John C.G. Röhl bestreitet dies. In seiner kürzlich abgeschlossenen dreibändigen Biografie vermittelt er ein besonders abschätziges, auch von psychopathischen Zügen bestimmtes Bild von ihm. Seine Jahrzehnte zurückreichende intensive Beschäftigung mit ihm hat auch damit zu tun, dass er selbst eine englische Mutter und einen deutschen Vater hat. Auch damit, dass für Wilhelm II. die Politik gegenüber Großbritannien herausragende Bedeutung hatte und es dabei unter seinem Einfluss und seiner Mitwirkung wiederholt zu Spannungen und britischem Misstrauen kam.
Eine komplexe Persönlichkeit
Dem Briten Christopher Clark ist der "spöttische, verunglimpfende, ja sogar verteufelnde Tonfall vieler historiographischer Kommentare" zu Wilhelm zuwider. In seinem um Ausgewogenheit bemühten Buch "Kaiser Wilhelm II." beschreibt er ihn als komplexe Persönlichkeit, einen intelligenten Menschen, keineswegs unbedeutend, jedoch mit einem schlechten Urteilsvermögen, der zu taktlosen Ausbrüchen und kurzlebigen Begeisterungen tendierte, eine ängstliche, zu Panik neigende Gestalt, unfähig ein eigenes konzises Programm durchzuhalten. Zu seiner Rolle in der internationalen sogenannten Julikrise 1914 schreibt Clark, er habe Deutschland zwar nicht in einen kontinentalen Krieg verwickeln wollen, doch einige der Entscheidungen getroffen, die ihn herbeiführten. Vom Kaiser Franz Joseph (Österreich) und Zar Nikolaus könne man das gleiche sagen.

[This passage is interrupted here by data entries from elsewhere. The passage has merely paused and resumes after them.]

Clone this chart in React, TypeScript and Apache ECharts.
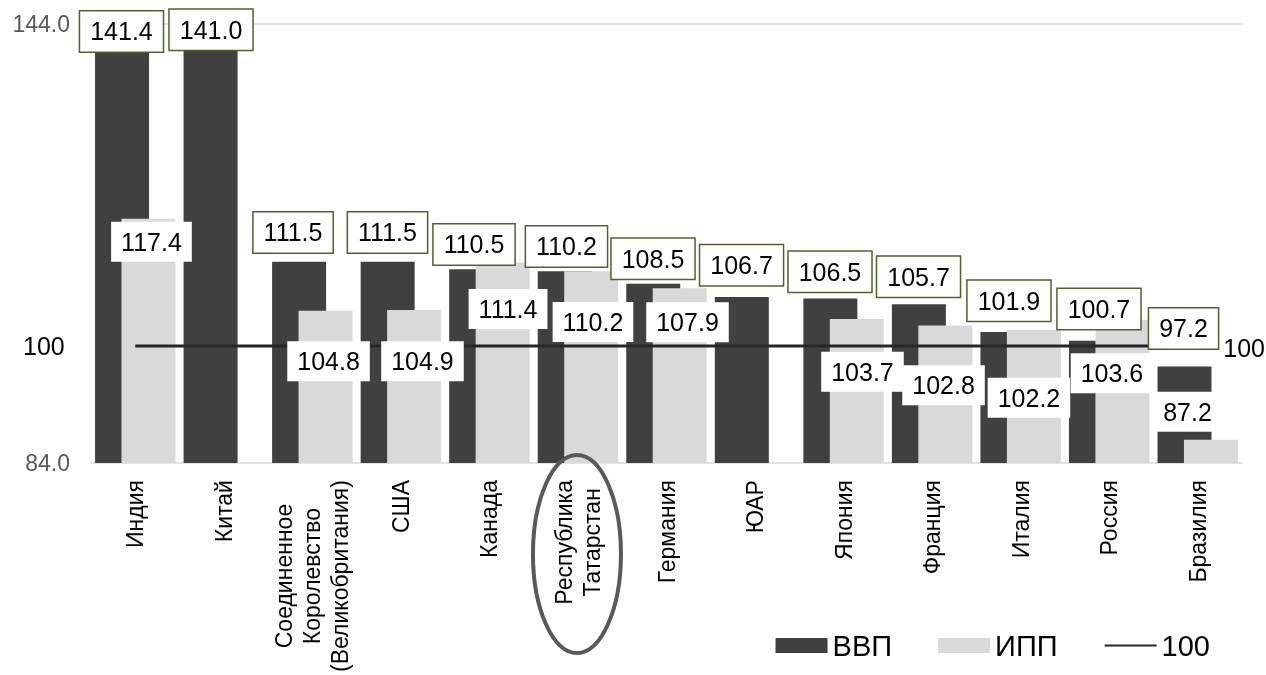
import React, { useEffect, useRef } from "react";
import * as echarts from "echarts";

const categories = [
  "Индия",
  "Китай",
  "Соединенное\nКоролевство\n(Великобритания)",
  "США",
  "Канада",
  "Республика\nТатарстан",
  "Германия",
  "ЮАР",
  "Япония",
  "Франция",
  "Италия",
  "Россия",
  "Бразилия",
];
const gdp = [141.4, 141.0, 111.5, 111.5, 110.5, 110.2, 108.5, 106.7, 106.5, 105.7, 101.9, 100.7, 97.2];
const ipp = [117.4, null, 104.8, 104.9, 111.4, 110.2, 107.9, null, 103.7, 102.8, 102.2, 103.6, 87.2];
const baseline = [100, 100, 100, 100, 100, 100, 100, 100, 100, 100, 100, 100, 100];
const yTickLabels = [84, 144];
const highlighted = "Республика\nТатарстан";

// label placement (pixels, relative to data point) — styling only
const gdpLabelShift = [
  [-13.8, -11.6], [-12.8, -16.1], [-19.3, -29.4], [-13.4, -29.4], [-15.4, -24.7],
  [-11.5, -24.9], [-13.5, -24.9], [-13.5, -31.7], [-13.6, -26.6], [-13.6, -27.5],
  [-11.7, -31.4], [-10.2, -31.8], [-14.2, -38],
];
const ippLabelShift = [
  [16.2, 23], null, [16.2, 50.4], [21.6, 51.1], [18.6, 46.4],
  [15, 50.6], [21, 34.2], null, [18.9, 52.8], [11.4, 59.7],
  [8.3, 67.8], [2.8, 53.6], [-10.2, -28],
];

const FONT = "'Liberation Sans', Arial, sans-serif";
const DARK = "#404040";
const LIGHT = "#d9d9d9";

export default function App() {
  const ref = useRef<HTMLDivElement>(null);
  useEffect(() => {
    if (!ref.current) return;
    const chart = echarts.init(ref.current, null, { renderer: "svg" });

    const labelBase = {
      show: true,
      position: "inside",
      fontSize: 25,
      fontFamily: FONT,
      color: "#000",
      opacity: 1,
      backgroundColor: "#fff",
      padding: [7, 10],
      lineHeight: 26,
      formatter: (p: any) => (p.value[1] as number).toFixed(1),
    };
    const hiddenSymbol = { color: "rgba(0,0,0,0)", opacity: 1 };

    const option: any = {
      animation: false,
      textStyle: { fontFamily: FONT },
      grid: { left: 91, right: 24, top: 24, bottom: 210, containLabel: false },
      legend: {
        right: 51,
        top: 626,
        itemWidth: 52,
        itemHeight: 15,
        itemGap: 46,
        textStyle: { fontSize: 29, fontFamily: FONT, color: "#000" },
        data: [
          { name: "ВВП", icon: "rect" },
          { name: "ИПП", icon: "rect" },
          { name: "100", itemStyle: { opacity: 0 } },
        ],
      },
      xAxis: {
        type: "category",
        data: categories,
        axisLine: { lineStyle: { color: LIGHT, width: 1.5 } },
        axisTick: { show: false },
        axisLabel: {
          rotate: 90,
          interval: 0,
          margin: 17,
          formatter: (v: string) =>
            v
              .split("\n")
              .map((s) => `{c|${s}}`)
              .join("\n"),
          rich: {
            c: { align: "center", fontSize: 23, lineHeight: 28, fontFamily: FONT, color: "#000" },
          },
        },
      },
      yAxis: {
        type: "value",
        min: 84,
        max: 144,
        axisLine: { show: false },
        axisTick: { show: false },
        splitLine: { show: false },
        axisLabel: {
          customValues: yTickLabels,
          formatter: (v: number) => v.toFixed(1),
          color: "#595959",
          fontSize: 23,
          fontFamily: FONT,
          margin: 21,
        },
      },
      series: [
        {
          name: "ВВП",
          type: "bar",
          z: 2,
          data: gdp,
          barWidth: 54,
          barGap: "-51%",
          itemStyle: { color: DARK },
          markLine: {
            silent: true,
            symbol: "none",
            label: { show: false },
            lineStyle: { color: LIGHT, width: 1.5, type: "solid" },
            data: [{ yAxis: 144 }],
          },
        },
        {
          name: "ИПП",
          type: "bar",
          z: 2,
          data: ipp.map((v) => (v == null ? "-" : v)),
          barWidth: 54,
          barGap: "-51%",
          itemStyle: { color: LIGHT },
        },
        {
          name: "100",
          type: "line",
          z: 3,
          data: baseline,
          symbol: "none",
          showSymbol: false,
          lineStyle: { color: "#262626", width: 3 },
          itemStyle: { color: "#262626" },
        },
        {
          name: "baselineLabels",
          type: "scatter",
          z: 5,
          silent: true,
          symbolSize: 1,
          itemStyle: hiddenSymbol,
          data: [
            {
              value: [categories[0], baseline[0]],
              label: { position: "left", distance: 70 },
            },
            {
              value: [categories[categories.length - 1], baseline[baseline.length - 1]],
              label: { position: "right", distance: 25, offset: [0, 2] },
            },
          ],
          label: {
            show: true,
            fontSize: 25,
            fontFamily: FONT,
            color: "#000",
            opacity: 1,
            formatter: (p: any) => String(p.value[1]),
          },
        },
        {
          name: "gdpLabels",
          type: "scatter",
          z: 5,
          silent: true,
          symbolSize: 1,
          itemStyle: hiddenSymbol,
          data: gdp.map((v, i) => ({
            value: [categories[i], v],
            label: { offset: gdpLabelShift[i] },
          })),
          label: { ...labelBase, borderColor: "#4f6228", borderWidth: 1.5 },
        },
        {
          name: "ippLabels",
          type: "scatter",
          z: 5,
          silent: true,
          symbolSize: 1,
          itemStyle: hiddenSymbol,
          data: ipp
            .map((v, i) =>
              v == null
                ? null
                : { value: [categories[i], v], label: { offset: ippLabelShift[i] } }
            )
            .filter((d) => d != null),
          label: { ...labelBase },
        },
      ],
    };
    chart.setOption(option);

    const cx = chart.convertToPixel({ xAxisIndex: 0 }, highlighted) as number;
    chart.setOption({
      graphic: [
        {
          type: "ellipse",
          shape: { cx: cx - 1, cy: 554, rx: 44, ry: 99 },
          style: { fill: "none", stroke: "#595959", lineWidth: 4 },
          z: 10,
        },
      ],
    });

    return () => chart.dispose();
  }, []);

  return (
    <div
      ref={ref}
      style={{ position: "fixed", left: 0, top: 0, width: 1266, height: 675 }}
    />
  );
}
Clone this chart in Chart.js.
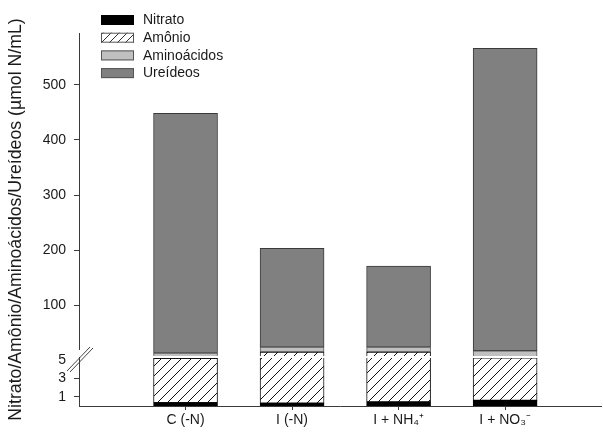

Am Ende des verlorenen Kriegs 1918 entschloss er sich zur Abdankung und ging ins Exil in die Niederlande. Nach einer kurzen Zeit im Kastell Amerongen in der Provinz Utrecht lebte er bis zu seinem Tod am 4. Juni 1941 im Haus Doorn in der gleichen Provinz. Große Freude hatte ihm im Jahr vorher der siegreiche deutsche Feldzug in Frankreich bereitet, auf dessen Boden seine Armeen einst gescheitert waren. Er gratulierte Hitler in einem Telegramm "zu dem von Gott geschenkten gewaltigen Sieg". Über seinen Tod berichteten deutsche Zeitungen gemäß offizieller Verfügung des NS-Staates nur mit einspaltiger Überschrift auf der unteren Hälfte der ersten Seite.